Yes - it would.
From your first interaction with a sales consultant, through to your project coordinator, building designer and site supervisor: these are the people shaping your building experience.
Not just the outcome of your home, but how clearly (or unclearly) the process is communicated to you.
Why Communication Makes or Breaks Your Build
Most people think building stress comes from construction itself.
It doesn’t.
It comes from:
- Not understanding what’s included
- Not knowing what to ask
- Things not being fully explained
- Discovering details too late
- That underlying feeling something’s been missed.
When clarity is lacking, you’re left second-guessing decisions you’ve already made.

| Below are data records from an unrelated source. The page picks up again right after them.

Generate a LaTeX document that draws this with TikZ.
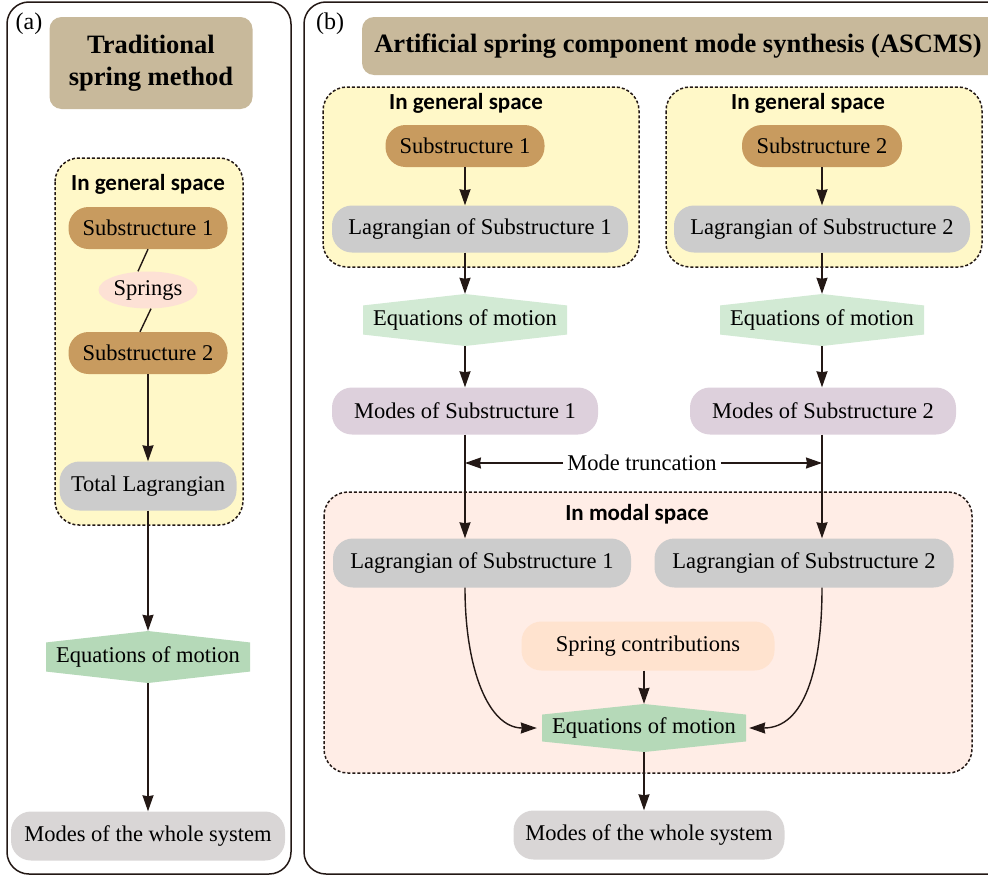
\documentclass[tikz,border=0pt]{standalone}
\usepackage{fontspec}
\setmainfont{Liberation Serif}
\newfontfamily\regionfont{Carlito}
\usetikzlibrary{arrows.meta,calc,shapes.geometric}

\definecolor{linedark}{RGB}{35,24,21}
\definecolor{titletan}{RGB}{200,185,155}
\definecolor{genyellow}{RGB}{255,248,200}
\definecolor{modalpink}{RGB}{255,237,230}
\definecolor{subbrown}{RGB}{200,155,95}
\definecolor{springpink}{RGB}{253,225,213}
\definecolor{laggray}{RGB}{204,204,204}
\definecolor{eqgreen}{RGB}{181,217,184}
\definecolor{eqlight}{RGB}{210,234,212}
\definecolor{modepurple}{RGB}{221,208,220}
\definecolor{wholegray}{RGB}{217,214,214}
\definecolor{contribpeach}{RGB}{255,227,207}

\def\ppbb{path picture bounding box}

\tikzset{
  panel/.style={draw=linedark, line width=1.5pt, rounded corners=22pt},
  region/.style={draw=linedark, line width=1.5pt, dash pattern=on 3pt off 2pt, rounded corners=24pt},
  regionlabel/.style={font=\regionfont\bfseries\fontsize{23}{26}\selectfont, inner sep=0pt},
  titlebox/.style={fill=titletan, rounded corners=12pt, inner sep=0pt, align=center,
    font=\bfseries\fontsize{26.5}{32}\selectfont},
  pill/.style={rounded corners=20pt, inner sep=0pt, minimum height=47pt},
  subbox/.style={pill, fill=subbrown, minimum height=42pt},
  lagbox/.style={pill, fill=laggray},
  modebox/.style={pill, fill=modepurple},
  wholebox/.style={pill, fill=wholegray, minimum height=49pt},
  contribbox/.style={pill, fill=contribpeach, minimum height=49pt},
  eqbox/.style={inner sep=0pt, minimum height=52pt,
    path picture={\fill[#1] (\ppbb.north)
      -- ($(\ppbb.north east)!0.22!(\ppbb.south east)$)
      -- ($(\ppbb.north east)!0.78!(\ppbb.south east)$)
      -- (\ppbb.south)
      -- ($(\ppbb.north west)!0.78!(\ppbb.south west)$)
      -- ($(\ppbb.north west)!0.22!(\ppbb.south west)$) -- cycle;}},
  eqbox/.default=eqgreen,
  arr/.style={draw=linedark, line width=1.4pt, -{Stealth[length=16pt,width=11pt,inset=1pt]}},
  link/.style={draw=linedark, line width=1.4pt}
}

\begin{document}
\begin{tikzpicture}[x=1pt,y=-1pt,font=\fontsize{22.5}{26}\selectfont]
\useasboundingbox (0,0) rectangle (988,878);
\clip (0,0) rectangle (988,878);

% panels
\draw[panel] (7,2) rectangle (291,874);
\draw[panel] (304,2) rectangle (1020,874);
\node[inner sep=0pt, font=\fontsize{24}{26}\selectfont] (taga) at (29,24) {(a)};
\node[inner sep=0pt, font=\fontsize{24}{26}\selectfont] (tagb) at (330,24) {(b)};

% titles
\node[titlebox, minimum width=203pt, minimum height=92pt] (ttrad) at (151,63) {Traditional\\spring method};
\node[titlebox, minimum width=660pt, minimum height=58pt, font=\bfseries\fontsize{26.5}{30}\selectfont] (tascms) at (692,46) {\hspace*{-28pt}Artificial spring component mode synthesis (ASCMS)};

% regions
\draw[region, fill=genyellow] (55,158) rectangle (243,525);
\draw[region, fill=genyellow] (323,87) rectangle (639,267);
\draw[region, fill=genyellow] (666,87) rectangle (982,267);
\draw[region, fill=modalpink] (324,492) rectangle (972,773);
\node[regionlabel] (lgen) at (148,184) {In general space};
\node[regionlabel] (bgen1) at (466,103) {In general space};
\node[regionlabel] (bgen2) at (808,103) {In general space};
\node[regionlabel] (bmodal) at (637,514) {In modal space};

% (a) traditional spring method
\node[subbox, minimum width=159pt] (lsub1) at (148,228) {Substructure 1};
\node[ellipse, fill=springpink, inner sep=0pt, minimum width=99pt, minimum height=37pt] (lspr) at (148,290) {Springs};
\node[subbox, minimum width=159pt] (lsub2) at (148,353) {Substructure 2};
\node[lagbox, minimum width=177pt, minimum height=49pt] (ltot) at (148,486) {Total Lagrangian};
\node[eqbox, minimum width=204pt] (leq) at (148,657) {Equations of motion};
\node[wholebox, minimum width=274pt] (lwhole) at (148,836) {Modes of the whole system};

\draw[link] (lsub1.south) -- ([xshift=-10pt]lspr.north);
\draw[link] ([xshift=3pt]lspr.south) -- ([xshift=-8pt]lsub2.north);
\draw[arr] (lsub2.south) -- (ltot.north);
\draw[arr] (ltot.south) -- (leq.north);
\draw[arr] (leq.south) -- (lwhole.north);

% (b) ASCMS
\node[subbox, minimum width=159pt] (bsub1) at (465,146) {Substructure 1};
\node[lagbox, minimum width=296pt] (blag1) at (480,229) {Lagrangian of Substructure 1};
\node[subbox, minimum width=160pt] (bsub2) at (822,146) {Substructure 2};
\node[lagbox, minimum width=296pt] (blag2) at (822,229) {Lagrangian of Substructure 2};
\node[eqbox=eqlight, minimum width=204pt] (beq1) at (465,320) {Equations of motion};
\node[eqbox=eqlight, minimum width=204pt] (beq2) at (822,320) {Equations of motion};
\node[modebox, minimum width=266pt] (bmod1) at (465,411) {Modes of Substructure 1};
\node[modebox, minimum width=266pt] (bmod2) at (823,411) {Modes of Substructure 2};
\node[inner sep=4pt] (trunc) at (642,463) {Mode truncation};

\node[lagbox, minimum width=298pt, minimum height=49pt] (mlag1) at (482,563) {Lagrangian of Substructure 1};
\node[lagbox, minimum width=299pt, minimum height=49pt] (mlag2) at (804,563) {Lagrangian of Substructure 2};
\node[contribbox, minimum width=253pt] (mspr) at (648,646) {Spring contributions};
\node[eqbox, minimum width=204pt, minimum height=48pt] (meq) at (644,728) {Equations of motion};
\node[wholebox, minimum width=271pt] (bwhole) at (649,835) {Modes of the whole system};

\draw[arr] (bsub1.south) -- (bsub1.south |- blag1.north);
\draw[arr] (bsub2.south) -- (blag2.north);
\draw[arr] (bsub1.south |- blag1.south) -- (beq1.north);
\draw[arr] (blag2.south) -- (beq2.north);
\draw[arr] (beq1.south) -- (bmod1.north);
\draw[arr] (beq2.south) -- (beq2.south |- bmod2.north);
\draw[arr] (bmod1.south) -- (bmod1.south |- mlag1.north);
\draw[arr] (beq2.south |- bmod2.south) -- (beq2.south |- mlag2.north);
\draw[arr] (trunc.west) -- (trunc.west -| bmod1.south);
\draw[arr] (trunc.east) -- (trunc.east -| beq2.south);

\draw[arr] (bmod1.south |- mlag1.south) .. controls +(0,82) and +(-48,0) .. ([xshift=-5pt]meq.west);
\draw[arr] (beq2.south |- mlag2.south) .. controls +(0,82) and +(55,0) .. ([xshift=3pt]meq.east);
\draw[arr] (mspr.south -| meq.north) -- (meq.north);
\draw[arr] (meq.south) -- (meq.south |- bwhole.north);
\end{tikzpicture}
\end{document}
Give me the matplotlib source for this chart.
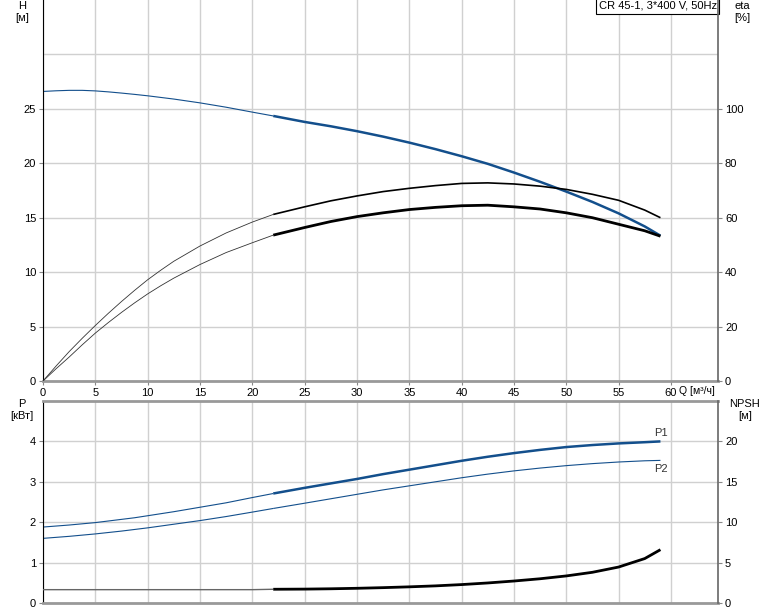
import numpy as np
import matplotlib.pyplot as plt

plt.rcParams['font.family'] = ['Liberation Sans', 'DejaVu Sans']

# flow, m3/h
q = [0, 1.25, 2.5, 3.75, 5, 6.25, 7.5, 8.75, 10, 11.25, 12.5, 15, 17.5, 20,
     22, 25, 27.5, 30, 32.5, 35, 37.5, 40, 42.5, 45, 47.5, 50, 52.5, 55,
     57.5, 59]
# head, m
head = [26.6, 26.66, 26.7, 26.7, 26.65, 26.56, 26.45, 26.33, 26.2, 26.05,
        25.9, 25.55, 25.15, 24.7, 24.35, 23.8, 23.4, 22.95, 22.45, 21.9, 21.3,
        20.65, 19.95, 19.15, 18.3, 17.4, 16.45, 15.4, 14.2, 13.35]
# efficiencies, %
eta_upper = [0, 5.5, 10.8, 15.7, 20.4, 24.9, 29.2, 33.3, 37.2, 40.7, 44, 49.6,
             54.4, 58.4, 61.2, 64, 66.2, 68, 69.6, 70.8, 71.8, 72.6, 72.8,
             72.4, 71.6, 70.4, 68.6, 66.4, 62.8, 60]
eta_lower = [0, 4.5, 8.8, 13.3, 17.6, 21.5, 25.2, 28.7, 32, 35.0, 37.8, 42.8,
             47.2, 50.8, 53.6, 56.4, 58.6, 60.4, 61.8, 63, 63.8, 64.4, 64.6,
             64, 63.2, 61.8, 60, 57.6, 55.2, 53.2]
# power, kW
p1 = [1.88, 1.905, 1.93, 1.96, 1.99, 2.03, 2.07, 2.11, 2.16, 2.21, 2.26, 2.37,
      2.48, 2.61, 2.71, 2.85, 2.96, 3.07, 3.19, 3.3, 3.41, 3.52, 3.62, 3.71,
      3.79, 3.86, 3.91, 3.95, 3.98, 4.0]
p2 = [1.6, 1.625, 1.65, 1.68, 1.71, 1.745, 1.78, 1.82, 1.86, 1.905, 1.95,
      2.04, 2.14, 2.25, 2.34, 2.47, 2.58, 2.69, 2.8, 2.9, 3.0, 3.1, 3.19,
      3.27, 3.34, 3.4, 3.45, 3.49, 3.52, 3.53]
# NPSH, m
npsh = [1.65, 1.65, 1.65, 1.65, 1.65, 1.65, 1.65, 1.65, 1.65, 1.65, 1.65,
        1.65, 1.65, 1.65, 1.7, 1.72, 1.76, 1.82, 1.9, 2.0, 2.12, 2.28, 2.48,
        2.72, 3.0, 3.35, 3.8, 4.45, 5.5, 6.6]

title = 'CR 45-1, 3*400 V, 50Hz'
q_ticks = list(range(0, 61, 5))
h_ticks = list(range(0, 26, 5))
eta_ticks = list(range(0, 101, 20))
p_ticks = [0, 1, 2, 3, 4]
npsh_ticks = [0, 5, 10, 15, 20]

BLUE = '#134f8c'
GRID = '#d0d0d0'
FS = 8

q = np.array(q)
duty = q >= 22  # thick part = operating range
i0 = np.argmax(duty)


def split_plot(ax, y, color, thin_w, thick_w, thin_color=None):
    y = np.array(y)
    ax.plot(q[:i0 + 1], y[:i0 + 1], color=thin_color or color, lw=thin_w,
            solid_capstyle='butt')
    ax.plot(q[duty], y[duty], color=color, lw=thick_w, solid_capstyle='butt')


def style(ax, twin):
    ax.set_xlim(0, 64.5)
    ax.grid(True, color=GRID, lw=1)
    ax.set_axisbelow(True)
    ax.spines['left'].set_color('black')
    ax.spines['top'].set_visible(False)
    ax.spines['right'].set_visible(False)
    ax.spines['bottom'].set_color('#999999')
    ax.spines['bottom'].set_linewidth(2)
    ax.tick_params(axis='both', labelsize=FS, length=3, color='#888888',
                   pad=2)
    twin.spines['right'].set_color('#666666')
    twin.spines['right'].set_linewidth(1.2)
    for s in ('left', 'top', 'bottom'):
        twin.spines[s].set_visible(False)
    twin.tick_params(axis='y', labelsize=FS, length=3, color='#888888', pad=2)


fig = plt.figure(figsize=(7.74, 6.11), dpi=100)
ax_top = fig.add_axes([43 / 774, 1 - 381 / 611, 675 / 774, 381 / 611])
ax_bot = fig.add_axes([43 / 774, 1 - 603 / 611, 675 / 774, 202 / 611])

# top panel: head + efficiency
tw_top = ax_top.twinx()
style(ax_top, tw_top)
ax_top.set_ylim(0, 35)
ax_top.set_yticks(h_ticks)
ax_top.set_yticks([30], minor=True)
ax_top.grid(True, which='minor', axis='y', color=GRID, lw=1)
ax_top.tick_params(axis='y', which='minor', length=0)
ax_top.set_xticks(q_ticks)
tw_top.set_ylim(0, 140)
tw_top.set_yticks(eta_ticks)
split_plot(ax_top, head, BLUE, 0.8, 1.8)
split_plot(tw_top, eta_upper, 'black', 0.6, 1.2, '#333333')
split_plot(tw_top, eta_lower, 'black', 0.6, 2.0, '#333333')
ax_top.text(0.998, 0.998, title, transform=ax_top.transAxes, ha='right',
            va='top', fontsize=FS,
            bbox=dict(boxstyle='square,pad=0.25', fc='white', ec='black',
                      lw=0.8))
ax_top.text(60.8, -0.45, 'Q [м³/ч]', ha='left', va='top', fontsize=FS - 0.5)

# bottom panel: power + NPSH
tw_bot = ax_bot.twinx()
style(ax_bot, tw_bot)
ax_bot.spines['top'].set_visible(True)
ax_bot.spines['top'].set_color('#999999')
ax_bot.spines['top'].set_linewidth(2)
ax_bot.set_ylim(0, 5)
ax_bot.set_yticks(p_ticks)
ax_bot.set_xticks(q_ticks)
ax_bot.tick_params(axis='x', labelbottom=False, length=0)
tw_bot.set_ylim(0, 25)
tw_bot.set_yticks(npsh_ticks)
split_plot(ax_bot, p1, BLUE, 0.8, 1.8)
split_plot(ax_bot, p2, BLUE, 0.8, 0.8)
split_plot(tw_bot, npsh, 'black', 1.0, 2.0, '#666666')
ax_bot.text(q[-1], p1[-1] + 0.08, 'P1', ha='center', va='bottom',
            fontsize=FS, color='#333333')
ax_bot.text(q[-1], p2[-1] - 0.08, 'P2', ha='center', va='top',
            fontsize=FS, color='#333333')

# axis captions
fig.text(22 / 774, 1 - 1 / 611, 'H\n[м]', ha='center', va='top',
         fontsize=FS, linespacing=1.3)
fig.text(742 / 774, 1 - 1 / 611, 'eta\n[%]', ha='center', va='top',
         fontsize=FS, linespacing=1.3)
fig.text(22 / 774, 1 - 399 / 611, 'P\n[кВт]', ha='center', va='top',
         fontsize=FS, linespacing=1.3)
fig.text(745 / 774, 1 - 399 / 611, 'NPSH\n[м]', ha='center', va='top',
         fontsize=FS, linespacing=1.3)

fig.savefig('out.png', dpi=100)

And in many ways, it’s not so different from starting a new relationship - everything feels promising in the beginning, but without clear communication, you’re left reading between the lines…or even worse, assuming.
In other words - a breakdown in communication.
And it’s rarely intentional. More often, it’s the result of:
Time pressure
- Process-driven systems
- Assumptions that the client “just understands”.
This is where communication style matters.
When communication becomes more detailed, more considered and less assumption-based - mistakes reduce, costs reduce and stress reduces.
Do Women Communicate Differently?
Broadly speaking – yes. There are consistent differences observed across research in organisational behaviour and psychology.
Women, on average, are more likely to:
- Seek clarity before proceeding
- Ask more follow-up questions
- Focus on mutual understanding
- Communicate in a more collaborative and explanatory way.
This doesn’t mean “better” in every context. But in an environment like residential construction - where:
- decisions are complex
- contracts are layered
- costs are variable
- and timing matters.
These traits become highly valuable.
Building a home is not just a transaction. It’s a process that requires clear, consistent and accurate communication at every stage.
In construction, communication is often direct, efficient and assumption-based.
Conversations sound like:
• “That’s standard”
• “That’s included”
• “We’ll take care of that”.
And then everyone moves on.
But here’s the problem - you’re often left with more questions than answers.
Because what isn’t fully explained… isn’t fully understood.
And in building, that matters more than people realise. They show up later as:
- unexpected costs
- variations
- misunderstandings
- or decisions that feel rushed or unclear.
This is where women’s communication style becomes the advantage.
When more detail is explored, more questions are asked and less is assumed - mistakes are caught earlier, decisions are clearer, and outcomes are far more controlled.
What This Could Mean for the Building Industry
If more women were represented across:
- sales roles
- pre-construction teams
- site supervision
- and leadership positions.
It’s likely that we would see:
✔ More thorough explanations early in the process
✔ Greater transparency around costs and variations
✔ Fewer assumptions about client understanding
✔ More collaborative decision-making
Not because one group is inherently “better” - but because diversity in communication styles improves the system overall.
But change takes time.
The building industry, like many others, has been shaped over decades and processes, communication styles and structures don’t shift overnight.
So, while this is an important conversation - it’s not something you can rely on changing quickly enough to impact your current build.
Where Your Power Sits
Whether the person across the table from you is male or female, your outcome will always come down to one thing:
How clearly you understand the process you’re stepping into.
Because clarity isn’t just given - it’s created through the questions you ask and the details you confirm.
Lead the conversation. Don’t follow it.